On February 2, 2025, Canada announced a significant economic response to U.S. tariffs by implementing 25% tariffs on approximately $155 billion CAD (around $106.6 billion USD) worth of American goods.
This decision follows U.S. President Donald Trump’s recent imposition of similar tariffs on Canadian imports, escalating tensions between the two neighboring countries.
Prime Minister Justin Trudeau stated that the tariffs would target a wide array of products, including beer, wine, bourbon, fruits, vegetables, and household appliances.
The first phase of these tariffs, affecting $30 billion CAD worth of U.S. imports, will take effect on February 4, with an additional $125 billion CAD to follow in three weeks to allow Canadian businesses time to adjust.

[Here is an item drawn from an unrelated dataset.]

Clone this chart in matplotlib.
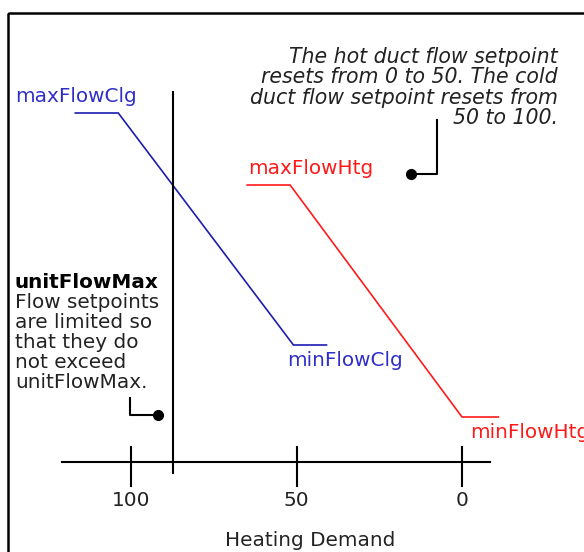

Trudeau emphasized the importance of defending Canadian interests, cautioning that the tariffs would have repercussions for both Canadians and Americans alike. “We didn’t want to be here; we didn’t ask for this,” he remarked during a press briefing.

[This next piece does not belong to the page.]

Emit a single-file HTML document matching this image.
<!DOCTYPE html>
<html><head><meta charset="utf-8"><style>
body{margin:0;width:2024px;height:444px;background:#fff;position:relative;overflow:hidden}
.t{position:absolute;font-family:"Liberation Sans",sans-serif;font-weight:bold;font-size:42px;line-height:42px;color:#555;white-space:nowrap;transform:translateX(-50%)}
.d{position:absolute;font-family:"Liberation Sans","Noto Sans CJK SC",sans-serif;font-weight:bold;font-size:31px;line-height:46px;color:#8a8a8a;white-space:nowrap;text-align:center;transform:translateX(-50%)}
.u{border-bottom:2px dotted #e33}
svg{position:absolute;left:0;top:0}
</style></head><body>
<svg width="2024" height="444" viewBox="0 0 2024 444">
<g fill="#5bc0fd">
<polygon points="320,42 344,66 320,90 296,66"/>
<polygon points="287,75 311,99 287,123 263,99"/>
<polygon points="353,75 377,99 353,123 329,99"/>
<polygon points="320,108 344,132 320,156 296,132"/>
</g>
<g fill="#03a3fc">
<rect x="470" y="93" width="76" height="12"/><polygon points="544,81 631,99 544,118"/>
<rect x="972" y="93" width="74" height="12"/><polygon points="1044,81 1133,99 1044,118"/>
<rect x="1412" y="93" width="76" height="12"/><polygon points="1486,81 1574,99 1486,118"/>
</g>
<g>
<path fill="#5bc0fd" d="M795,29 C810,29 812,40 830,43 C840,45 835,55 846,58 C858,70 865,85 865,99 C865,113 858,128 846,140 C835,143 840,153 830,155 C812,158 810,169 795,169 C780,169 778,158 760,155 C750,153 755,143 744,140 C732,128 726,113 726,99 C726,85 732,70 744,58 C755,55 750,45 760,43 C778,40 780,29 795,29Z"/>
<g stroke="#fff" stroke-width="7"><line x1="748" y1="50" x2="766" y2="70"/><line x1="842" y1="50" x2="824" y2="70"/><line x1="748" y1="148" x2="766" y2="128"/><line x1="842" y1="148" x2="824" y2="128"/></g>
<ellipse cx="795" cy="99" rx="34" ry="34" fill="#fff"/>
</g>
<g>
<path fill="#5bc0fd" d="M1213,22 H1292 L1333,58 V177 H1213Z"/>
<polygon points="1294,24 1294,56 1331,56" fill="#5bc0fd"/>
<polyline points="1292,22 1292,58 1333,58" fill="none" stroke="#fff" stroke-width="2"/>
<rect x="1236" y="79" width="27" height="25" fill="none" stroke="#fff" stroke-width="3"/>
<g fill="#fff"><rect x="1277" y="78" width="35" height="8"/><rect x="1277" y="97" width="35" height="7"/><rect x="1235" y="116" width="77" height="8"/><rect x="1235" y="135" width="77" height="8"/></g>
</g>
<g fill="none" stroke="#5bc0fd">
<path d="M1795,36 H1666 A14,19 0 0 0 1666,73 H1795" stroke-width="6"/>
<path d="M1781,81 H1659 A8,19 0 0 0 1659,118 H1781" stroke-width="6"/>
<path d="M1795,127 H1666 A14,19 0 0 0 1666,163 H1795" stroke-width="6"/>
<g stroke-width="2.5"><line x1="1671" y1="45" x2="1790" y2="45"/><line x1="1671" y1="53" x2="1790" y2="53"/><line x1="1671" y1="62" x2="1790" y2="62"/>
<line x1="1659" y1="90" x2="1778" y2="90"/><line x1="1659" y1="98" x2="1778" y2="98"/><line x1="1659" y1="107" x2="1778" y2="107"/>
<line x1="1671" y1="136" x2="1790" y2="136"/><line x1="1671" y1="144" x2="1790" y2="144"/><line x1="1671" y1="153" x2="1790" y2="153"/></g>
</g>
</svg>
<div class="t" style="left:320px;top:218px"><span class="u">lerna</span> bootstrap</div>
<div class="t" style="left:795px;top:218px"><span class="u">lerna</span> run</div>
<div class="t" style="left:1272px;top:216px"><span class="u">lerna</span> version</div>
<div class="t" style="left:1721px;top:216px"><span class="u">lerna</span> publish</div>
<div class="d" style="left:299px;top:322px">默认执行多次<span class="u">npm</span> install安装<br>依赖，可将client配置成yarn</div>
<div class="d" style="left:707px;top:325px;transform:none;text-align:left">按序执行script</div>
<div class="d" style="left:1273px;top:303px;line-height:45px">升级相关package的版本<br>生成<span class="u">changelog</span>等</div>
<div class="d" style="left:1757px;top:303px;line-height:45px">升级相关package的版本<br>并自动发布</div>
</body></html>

This move marks a pivotal moment in the trade relationship between Canada and the U.S., which amounts to approximately $1.6 trillion annually.

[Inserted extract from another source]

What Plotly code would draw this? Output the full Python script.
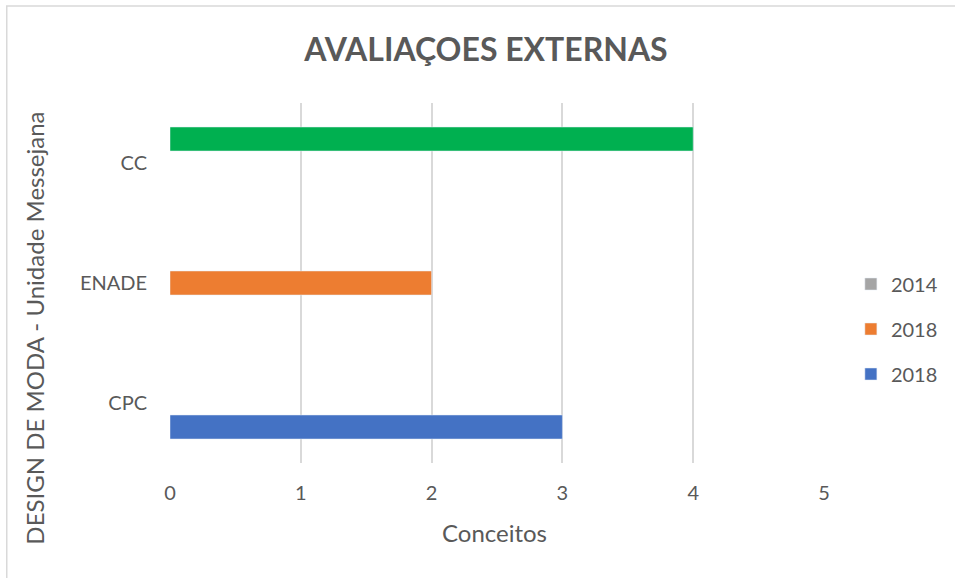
import plotly.graph_objects as go

categories = ["CPC", "ENADE", "CC"]
series_names = ["2018", "2018", "2014"]
blue_2018 = [3, None, None]
orange_2018 = [None, 2, None]
gray_2014 = [None, None, 4]
x_ticks = [0, 1, 2, 3, 4, 5]

TEXT = "#595959"
FONT = "Lato, 'Open Sans', sans-serif"

W, H = 955, 578
L, R, T, B = 170, 128, 103, 115
plot_w = W - L - R
plot_h = H - T - B

def px_x(x):
    return (x - L) / plot_w

def px_y(y):
    return (H - B - y) / plot_h

fig = go.Figure()
fig.add_trace(go.Bar(y=categories, x=blue_2018, orientation="h", name=series_names[0],
                     marker=dict(color="#4472C4"), legendgroup="a", legendrank=3))
fig.add_trace(go.Bar(y=categories, x=orange_2018, orientation="h", name=series_names[1],
                     marker=dict(color="#ED7D31"), legendgroup="b", legendrank=2))
fig.add_trace(go.Bar(y=categories, x=gray_2014, orientation="h", name=series_names[2],
                     marker=dict(color=["#A5A5A5", "#A5A5A5", "#00B050"]), legendgroup="c",
                     legendrank=1))

fig.update_layout(
    width=W, height=H,
    margin=dict(l=L, r=R, t=T, b=B),
    paper_bgcolor="white", plot_bgcolor="white",
    barmode="group", bargap=0.4, bargroupgap=0,
    font=dict(family=FONT, color=TEXT, size=20),
    showlegend=True,
    legend=dict(x=px_x(854), xanchor="left", y=px_y(329), yanchor="middle", yref="paper",
                traceorder="grouped", tracegroupgap=16,
                font=dict(size=20, color=TEXT), bgcolor="rgba(0,0,0,0)"),
    title=dict(text="<b>AVALIAÇOES EXTERNAS</b>", x=486 / W, xanchor="center",
               y=1 - 50 / H, yanchor="middle", yref="container",
               font=dict(size=32, color=TEXT, family=FONT)),
    xaxis=dict(range=[0, 5], tickvals=x_ticks, showgrid=True, gridcolor="#D9D9D9", gridwidth=1.5,
               zeroline=False, showline=False, ticks="outside", ticklen=12,
               tickcolor="rgba(0,0,0,0)", tickfont=dict(size=20, color=TEXT), fixedrange=True),
    yaxis=dict(showgrid=False, zeroline=False, showline=False, ticks="outside", ticklen=18,
               tickcolor="rgba(0,0,0,0)", tickfont=dict(size=20, color=TEXT), fixedrange=True),
    annotations=[
        dict(text="Conceitos", x=px_x(496), xref="paper", y=px_y(532), yref="paper", showarrow=False,
             font=dict(size=24, color=TEXT), yanchor="middle"),
        dict(text="DESIGN DE MODA - Unidade Messejana", textangle=-90,
             x=px_x(33), xref="paper", y=px_y(328), yref="paper",
             showarrow=False, font=dict(size=24, color=TEXT), xanchor="center", yanchor="middle"),
    ],
    shapes=[dict(type="rect", xref="paper", yref="paper",
                 x0=px_x(6), x1=px_x(970), y0=px_y(590), y1=px_y(6),
                 line=dict(color="#D9D9D9", width=1.5), fillcolor="rgba(0,0,0,0)", layer="below")],
)
fig.write_html("out.html", config={"displayModeBar": False},
               post_script="document.body.style.margin='0';document.body.style.overflow='hidden';")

The tariffs are expected to lead to increased prices for consumers in both countries and may disrupt supply chains across various industries, particularly those reliant on cross-border trade.
Trudeau’s response reflects a commitment to standing firm against what he views as unfair trade practices by the U.S., while also signaling a readiness for potential further negotiations.
As this trade conflict unfolds, experts warn that these tariffs could significantly impact both economies, with predictions of reduced GDP growth in Canada and increased costs for American consumers.
The situation remains fluid as both nations navigate this complex economic landscape.